• [DIRECTIONS FOR THIS TASK]: Find how many lines of the listing below include the word "picture", then report the number by itself.
** START OF DATASET CONTENT **
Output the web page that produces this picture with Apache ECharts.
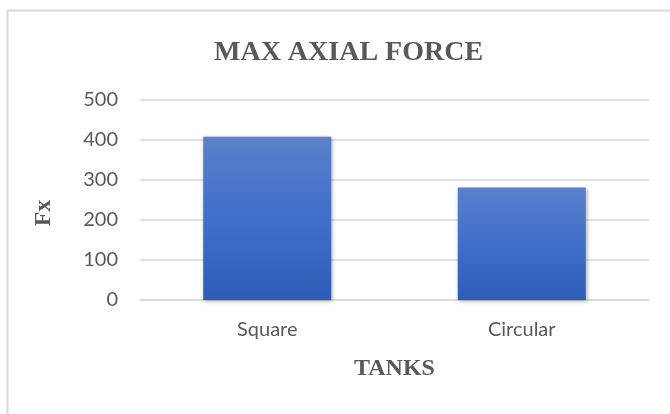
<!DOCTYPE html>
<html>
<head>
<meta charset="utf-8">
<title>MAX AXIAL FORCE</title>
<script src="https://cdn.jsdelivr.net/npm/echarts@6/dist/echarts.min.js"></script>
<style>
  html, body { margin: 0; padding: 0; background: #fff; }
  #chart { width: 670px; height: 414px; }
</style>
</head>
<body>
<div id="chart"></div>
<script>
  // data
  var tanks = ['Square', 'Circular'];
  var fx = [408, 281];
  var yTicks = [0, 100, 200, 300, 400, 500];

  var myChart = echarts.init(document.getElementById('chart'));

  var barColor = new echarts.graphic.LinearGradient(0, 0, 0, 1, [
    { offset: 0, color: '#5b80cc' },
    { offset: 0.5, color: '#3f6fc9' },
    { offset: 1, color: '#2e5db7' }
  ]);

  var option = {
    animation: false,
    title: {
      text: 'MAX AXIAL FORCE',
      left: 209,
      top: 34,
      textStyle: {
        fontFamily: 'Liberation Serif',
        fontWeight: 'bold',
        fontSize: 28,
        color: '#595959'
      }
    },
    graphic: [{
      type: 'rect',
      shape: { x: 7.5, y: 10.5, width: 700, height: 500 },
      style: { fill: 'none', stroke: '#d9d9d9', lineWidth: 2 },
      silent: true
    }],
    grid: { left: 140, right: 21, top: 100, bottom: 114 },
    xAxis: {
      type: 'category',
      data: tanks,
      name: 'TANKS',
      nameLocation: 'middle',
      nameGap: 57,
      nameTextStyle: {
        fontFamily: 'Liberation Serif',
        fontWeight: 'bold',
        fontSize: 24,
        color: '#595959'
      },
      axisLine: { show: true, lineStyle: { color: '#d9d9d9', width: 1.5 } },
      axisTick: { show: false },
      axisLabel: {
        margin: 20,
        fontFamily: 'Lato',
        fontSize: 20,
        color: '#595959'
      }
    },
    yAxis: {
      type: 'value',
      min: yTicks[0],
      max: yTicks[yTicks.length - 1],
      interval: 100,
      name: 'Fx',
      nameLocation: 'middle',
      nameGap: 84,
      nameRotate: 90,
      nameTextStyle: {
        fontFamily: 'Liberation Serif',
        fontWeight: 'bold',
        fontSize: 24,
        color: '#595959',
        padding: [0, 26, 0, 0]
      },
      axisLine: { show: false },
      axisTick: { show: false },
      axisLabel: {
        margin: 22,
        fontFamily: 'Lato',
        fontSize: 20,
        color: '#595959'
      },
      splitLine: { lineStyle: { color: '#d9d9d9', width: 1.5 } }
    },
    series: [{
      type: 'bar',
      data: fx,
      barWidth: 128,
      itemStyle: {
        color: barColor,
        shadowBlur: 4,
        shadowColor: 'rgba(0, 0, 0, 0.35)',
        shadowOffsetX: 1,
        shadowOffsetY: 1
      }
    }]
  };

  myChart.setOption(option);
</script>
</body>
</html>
** END OF DATASET CONTENT **
• [EXERCISE RESPONSE]: 1